§ **Exercise**
Every entry that follows should be repeated exactly; drop the images.

§ **Supplied information**
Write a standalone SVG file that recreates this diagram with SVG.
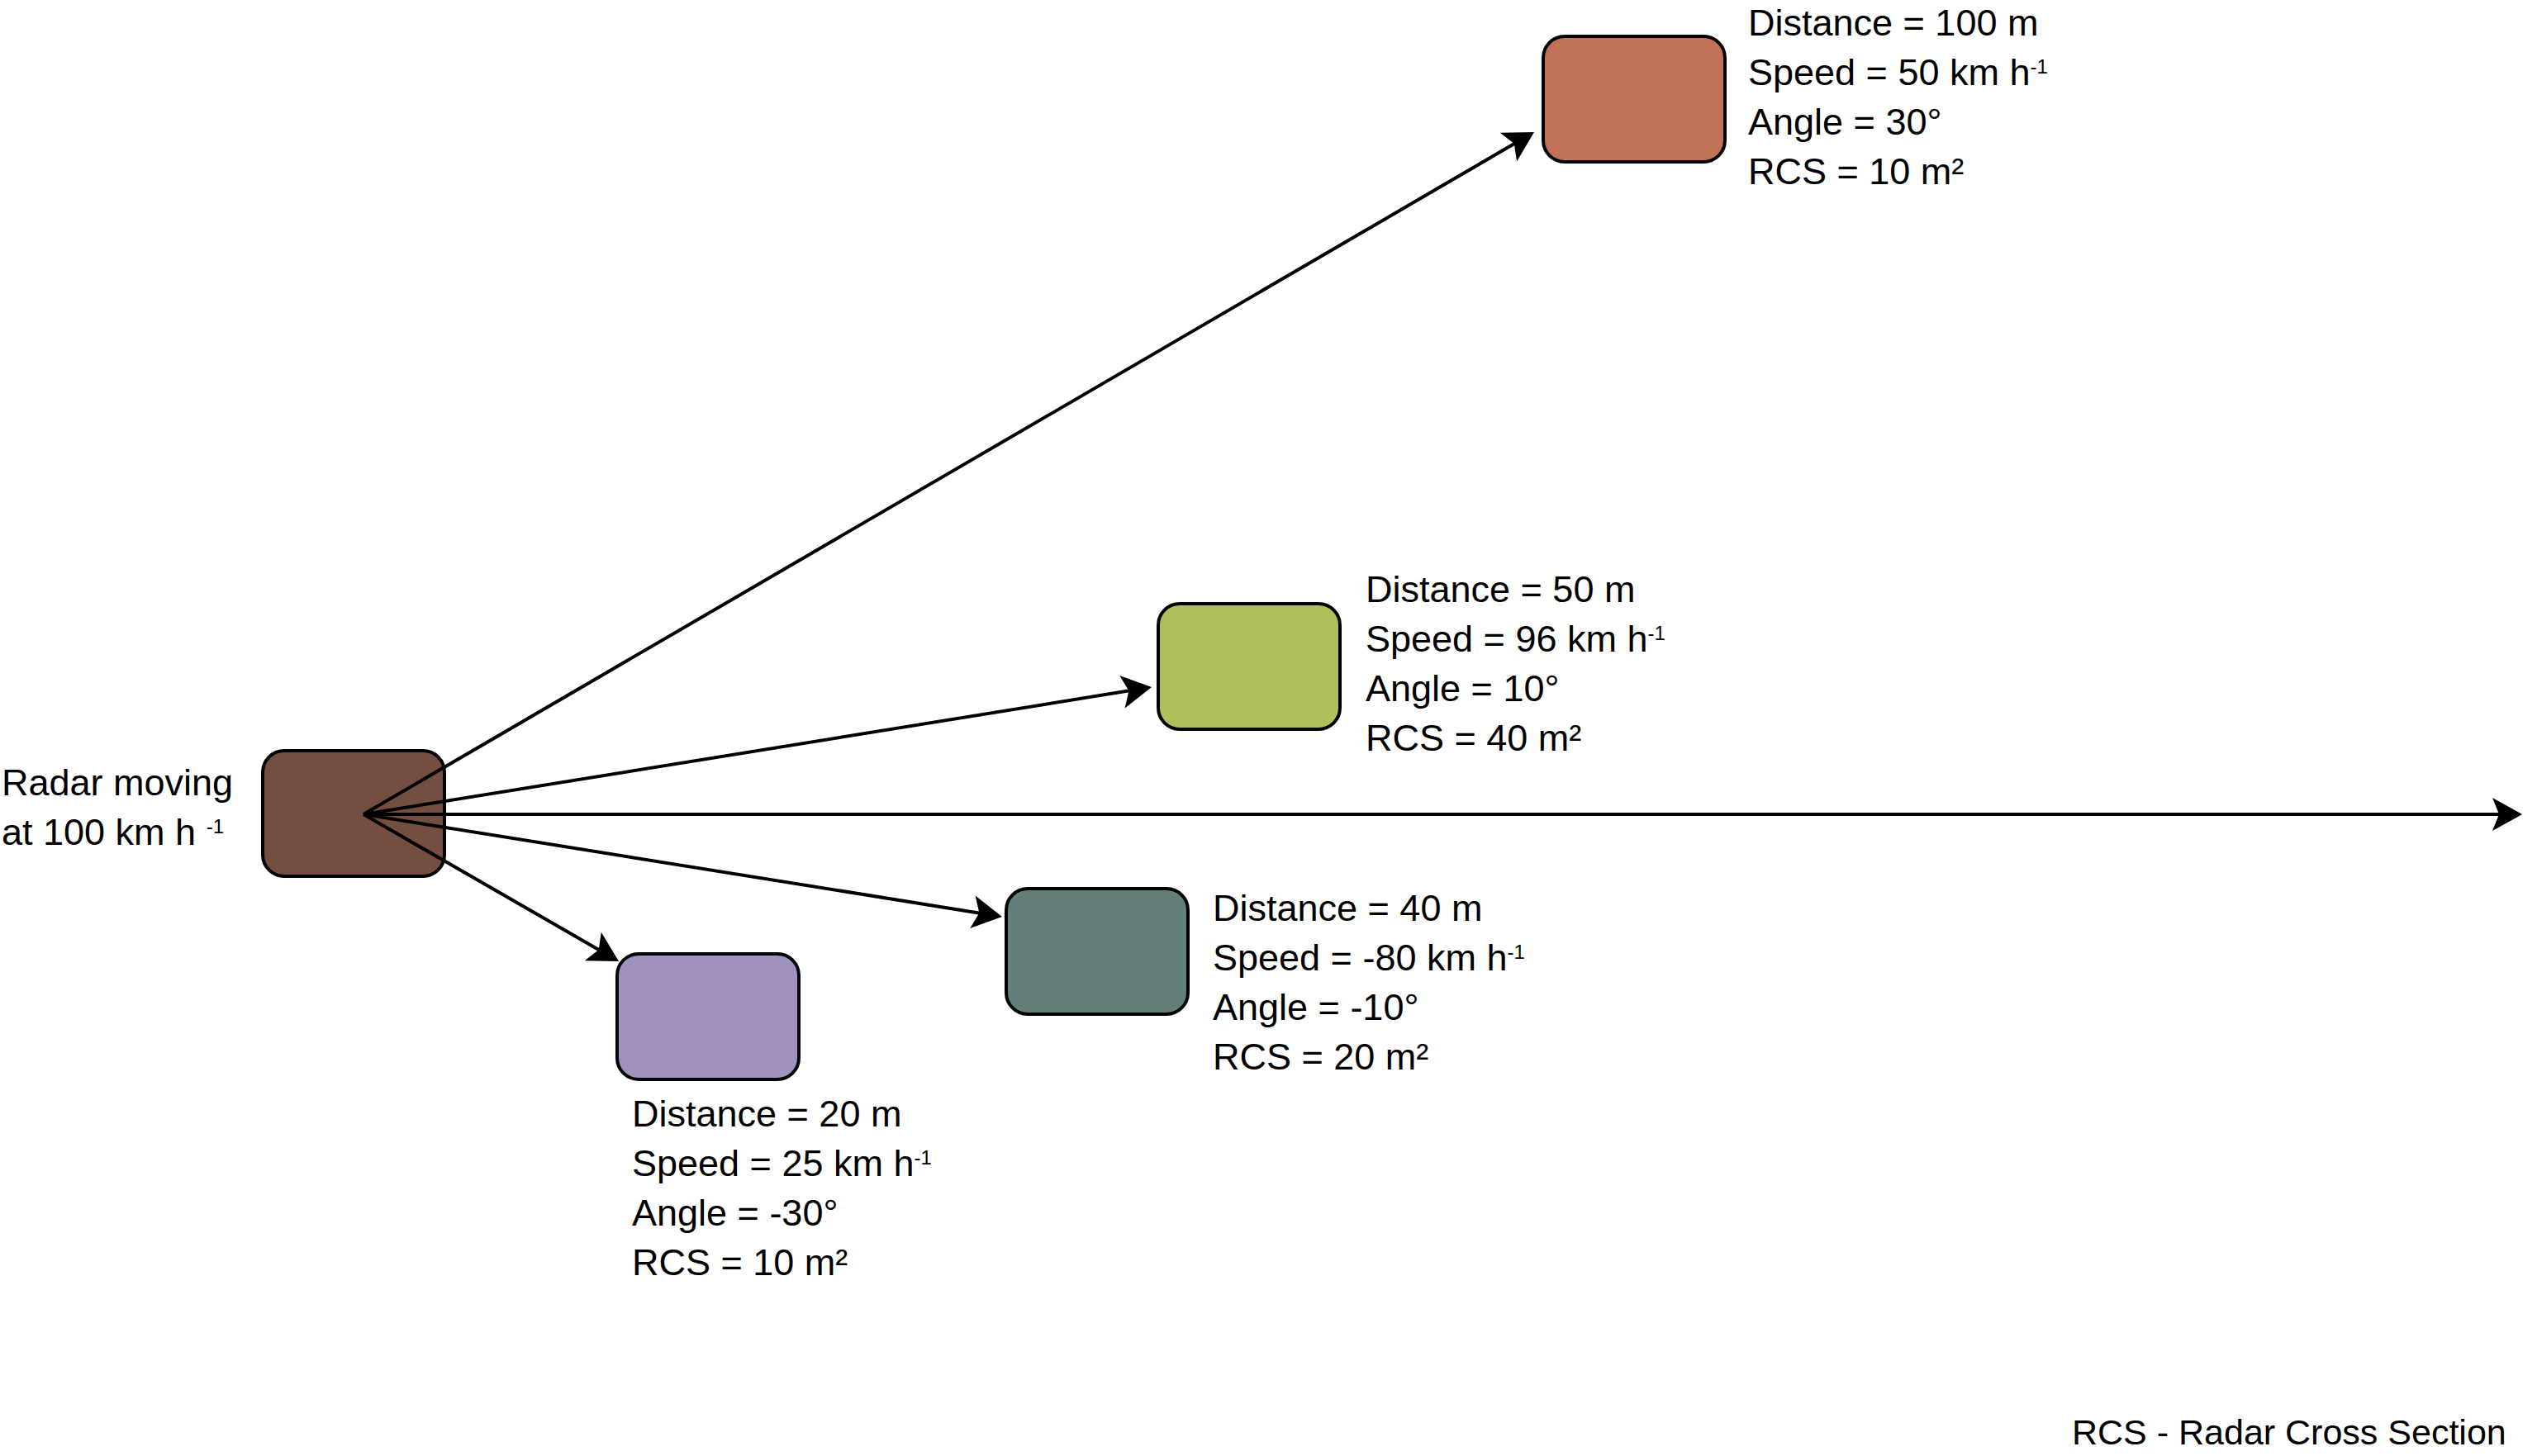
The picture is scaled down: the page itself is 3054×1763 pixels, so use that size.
<svg xmlns="http://www.w3.org/2000/svg" width="3054" height="1763" viewBox="0 0 3054 1763">
<style>
  .box { stroke: #000; stroke-width: 4; }
  .lbl { font-family: "Liberation Sans", Arial, sans-serif; font-size: 45px; fill: #000; }
  .foot { font-family: "Liberation Sans", Arial, sans-serif; font-size: 43px; fill: #000; }
  .sup { font-size: 24px; }
  .conn { stroke: #000; stroke-width: 4; fill: none; marker-end: url(#arr); }
</style>
<defs>
  <marker id="arr" markerUnits="userSpaceOnUse" viewBox="-15 -22 42 44" markerWidth="42" markerHeight="44" refX="0" refY="0" orient="auto" overflow="visible">
    <path d="M24,0 L-12,-20 L-4,0 L-12,20 Z" fill="#000"/>
  </marker>
</defs>
<rect width="3054" height="1763" fill="#fff"/>

<g id="radar">
  <rect class="box" x="318" y="909" width="220" height="152" rx="26" fill="#734E41"/>
  <text class="lbl" x="2" y="963">Radar moving</text>
  <text class="lbl" x="2" y="1023">at 100 km h <tspan class="sup" dy="-14">-1</tspan></text>
</g>

<g id="connectors">
  <line class="conn" x1="440" y1="986" x2="1836.3" y2="172.1"/>
  <line class="conn" x1="440" y1="986" x2="1370.3" y2="835.8"/>
  <line class="conn" x1="440" y1="986" x2="3029" y2="986"/>
  <line class="conn" x1="440" y1="986" x2="1189.3" y2="1106.2"/>
  <line class="conn" x1="440" y1="986" x2="728.2" y2="1152"/>
</g>

<g id="target-100m">
  <rect class="box" x="1868" y="44" width="220" height="152" rx="26" fill="#C07359"/>
  <text class="lbl" x="2116" y="43">Distance = 100 m</text>
  <text class="lbl" x="2116" y="103">Speed = 50 km h<tspan class="sup" dy="-14">-1</tspan></text>
  <text class="lbl" x="2116" y="163">Angle = 30°</text>
  <text class="lbl" x="2116" y="223">RCS = 10 m²</text>
</g>

<g id="target-50m">
  <rect class="box" x="1402" y="731" width="220" height="152" rx="26" fill="#B0BF5A"/>
  <text class="lbl" x="1653" y="729">Distance = 50 m</text>
  <text class="lbl" x="1653" y="789">Speed = 96 km h<tspan class="sup" dy="-14">-1</tspan></text>
  <text class="lbl" x="1653" y="849">Angle = 10°</text>
  <text class="lbl" x="1653" y="909">RCS = 40 m²</text>
</g>

<g id="target-40m">
  <rect class="box" x="1218" y="1076" width="220" height="152" rx="26" fill="#627F7C"/>
  <text class="lbl" x="1468" y="1115">Distance = 40 m</text>
  <text class="lbl" x="1468" y="1175">Speed = -80 km h<tspan class="sup" dy="-14">-1</tspan></text>
  <text class="lbl" x="1468" y="1235">Angle = -10°</text>
  <text class="lbl" x="1468" y="1295">RCS = 20 m²</text>
</g>

<g id="target-20m">
  <rect class="box" x="747" y="1155" width="220" height="152" rx="26" fill="#A191C0"/>
  <text class="lbl" x="765" y="1364">Distance = 20 m</text>
  <text class="lbl" x="765" y="1424">Speed = 25 km h<tspan class="sup" dy="-14">-1</tspan></text>
  <text class="lbl" x="765" y="1484">Angle = -30°</text>
  <text class="lbl" x="765" y="1544">RCS = 10 m²</text>
</g>

<g id="legend">
  <text class="foot" x="2508" y="1749">RCS - Radar Cross Section</text>
</g>
</svg>
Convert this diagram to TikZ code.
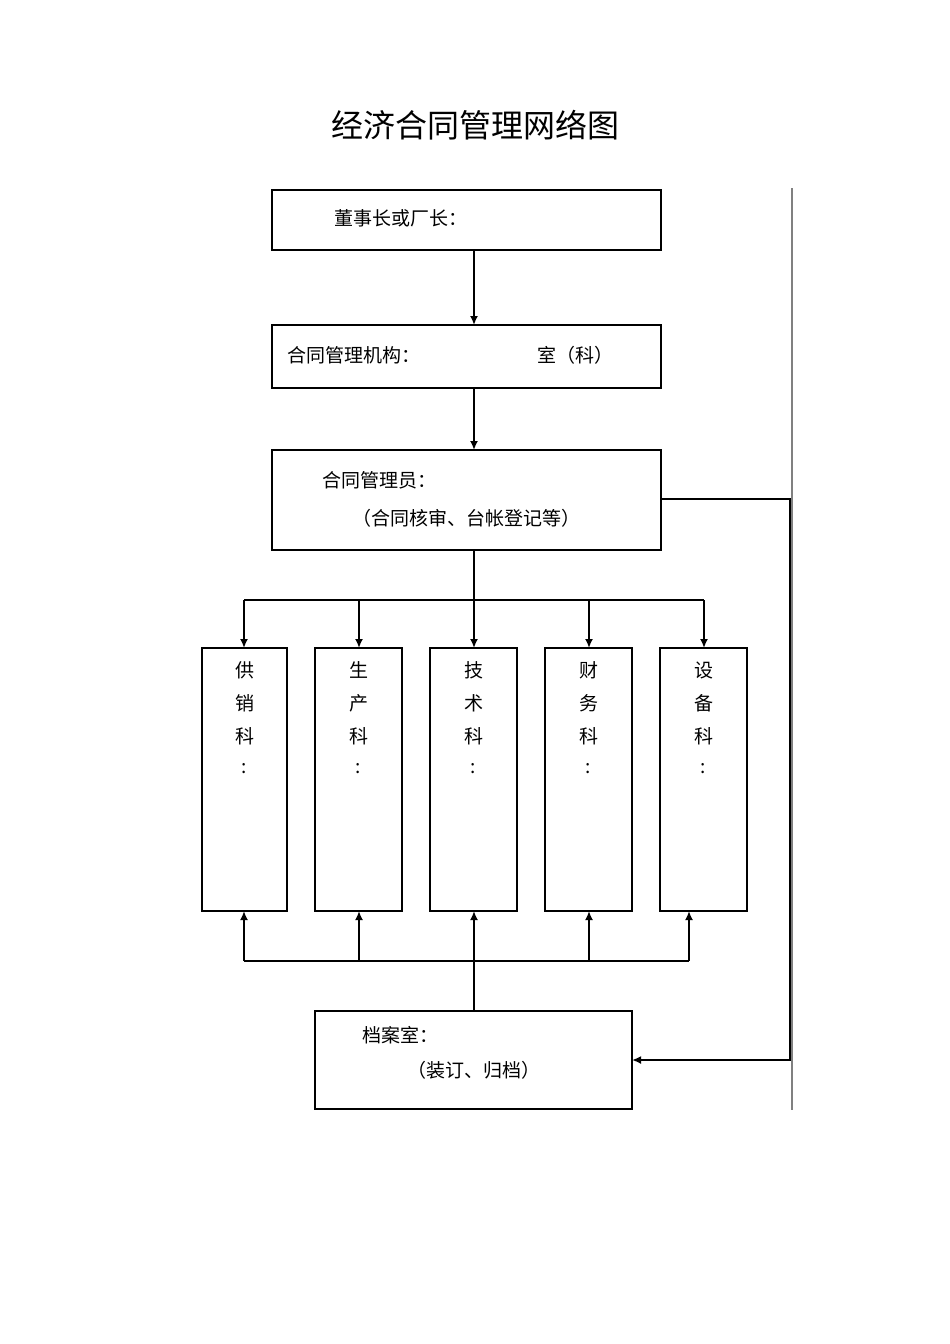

§ **Correct answer**
Write a standalone SVG file that recreates this diagram with SVG.
The picture is scaled down: the page itself is 3054×1763 pixels, so use that size.
<svg xmlns="http://www.w3.org/2000/svg" width="3054" height="1763" viewBox="0 0 3054 1763">
<style>
  .box { stroke: #000; stroke-width: 4; }
  .lbl { font-family: "Liberation Sans", Arial, sans-serif; font-size: 45px; fill: #000; }
  .foot { font-family: "Liberation Sans", Arial, sans-serif; font-size: 43px; fill: #000; }
  .sup { font-size: 24px; }
  .conn { stroke: #000; stroke-width: 4; fill: none; marker-end: url(#arr); }
</style>
<defs>
  <marker id="arr" markerUnits="userSpaceOnUse" viewBox="-15 -22 42 44" markerWidth="42" markerHeight="44" refX="0" refY="0" orient="auto" overflow="visible">
    <path d="M24,0 L-12,-20 L-4,0 L-12,20 Z" fill="#000"/>
  </marker>
</defs>
<rect width="3054" height="1763" fill="#fff"/>

<g id="radar">
  <rect class="box" x="318" y="909" width="220" height="152" rx="26" fill="#734E41"/>
  <text class="lbl" x="2" y="963">Radar moving</text>
  <text class="lbl" x="2" y="1023">at 100 km h <tspan class="sup" dy="-14">-1</tspan></text>
</g>

<g id="connectors">
  <line class="conn" x1="440" y1="986" x2="1836.3" y2="172.1"/>
  <line class="conn" x1="440" y1="986" x2="1370.3" y2="835.8"/>
  <line class="conn" x1="440" y1="986" x2="3029" y2="986"/>
  <line class="conn" x1="440" y1="986" x2="1189.3" y2="1106.2"/>
  <line class="conn" x1="440" y1="986" x2="728.2" y2="1152"/>
</g>

<g id="target-100m">
  <rect class="box" x="1868" y="44" width="220" height="152" rx="26" fill="#C07359"/>
  <text class="lbl" x="2116" y="43">Distance = 100 m</text>
  <text class="lbl" x="2116" y="103">Speed = 50 km h<tspan class="sup" dy="-14">-1</tspan></text>
  <text class="lbl" x="2116" y="163">Angle = 30°</text>
  <text class="lbl" x="2116" y="223">RCS = 10 m²</text>
</g>

<g id="target-50m">
  <rect class="box" x="1402" y="731" width="220" height="152" rx="26" fill="#B0BF5A"/>
  <text class="lbl" x="1653" y="729">Distance = 50 m</text>
  <text class="lbl" x="1653" y="789">Speed = 96 km h<tspan class="sup" dy="-14">-1</tspan></text>
  <text class="lbl" x="1653" y="849">Angle = 10°</text>
  <text class="lbl" x="1653" y="909">RCS = 40 m²</text>
</g>

<g id="target-40m">
  <rect class="box" x="1218" y="1076" width="220" height="152" rx="26" fill="#627F7C"/>
  <text class="lbl" x="1468" y="1115">Distance = 40 m</text>
  <text class="lbl" x="1468" y="1175">Speed = -80 km h<tspan class="sup" dy="-14">-1</tspan></text>
  <text class="lbl" x="1468" y="1235">Angle = -10°</text>
  <text class="lbl" x="1468" y="1295">RCS = 20 m²</text>
</g>

<g id="target-20m">
  <rect class="box" x="747" y="1155" width="220" height="152" rx="26" fill="#A191C0"/>
  <text class="lbl" x="765" y="1364">Distance = 20 m</text>
  <text class="lbl" x="765" y="1424">Speed = 25 km h<tspan class="sup" dy="-14">-1</tspan></text>
  <text class="lbl" x="765" y="1484">Angle = -30°</text>
  <text class="lbl" x="765" y="1544">RCS = 10 m²</text>
</g>

<g id="legend">
  <text class="foot" x="2508" y="1749">RCS - Radar Cross Section</text>
</g>
</svg>
Convert this diagram to TikZ code.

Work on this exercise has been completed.